Back to Current Affairs
March 28, 2025

India to Phase Out Medium‑ and Long‑Term Gold Monetisation Deposits from March 2025

K
Kalpana SharmaCurrent Affairs Editor & Content Lead

Key Highlights

  • The Government of India will stop accepting new medium‑ and long‑term deposits under the Gold Monetisation Scheme (GMS) from 26 March 2025.
  • Short‑term deposits (1‑3 years) may still be opened at banks’ discretion.
  • Existing medium‑ and long‑term deposits will be honoured until they mature, as per RBI clarification.
  • Since its inception in 2015, the scheme mobilised more than 31,000 kg of gold, but the government cites shifting market dynamics and limited impact on import reduction.
  • Sovereign Gold Bonds have also been discontinued, with the government turning to duty rationalisation to stimulate demand.

Detailed Insights

The Gold Monetisation Scheme, launched in November 2015, was designed to channel idle gold holdings—bars, coins and jewellery (excluding stones and other metals)—into the formal financial system. Participants could deposit a minimum of 10 g of raw gold without any upper limit. Deposits were sorted into three buckets:

  • Short‑term Bank Deposits (STBD): Tenure of 1‑3 years, interest set by the bank in line with global lease rates.
  • Medium‑term Government Deposits (MTGD): Tenure of 5‑7 years, fixed interest of 2.25 % per annum payable by the government.
  • Long‑term Government Deposits (LTGD): Tenure of 12‑15 years, fixed interest of 2.5 % per annum payable by the government.

By November 2024, the scheme had attracted 5,693 depositors, mobilising 31,164 kg of gold: 7,509 kg in short‑term, 9,728 kg in medium‑term and 13,926 kg in long‑term instruments. Despite these figures, the government concluded that the scheme’s contribution to curbing gold imports and the current‑account deficit had been modest. Consequently, all new medium‑ and long‑term deposits will be barred after 26 March 2025, while banks may continue to offer short‑term products.

The Reserve Bank of India affirmed that already‑existing MTGD and LTGD accounts will continue to earn the stipulated interest until they reach maturity, and premature withdrawals remain permissible under the original terms. No roll‑over of these categories will be permitted.

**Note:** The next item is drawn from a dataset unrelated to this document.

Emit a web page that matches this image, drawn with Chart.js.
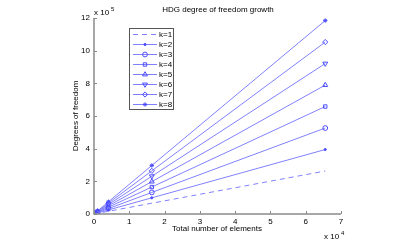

Parallelly, the Sovereign Gold Bond programme was also phased out owing to high issuance costs, and the 2025‑26 budget refrained from authorising fresh bonds. Instead, the government opted to rationalise import duties to stimulate domestic gold consumption. Notably, gold prices surged 41.5 % in 2024, touching ₹90,450 per 10 g on 25 March 2025.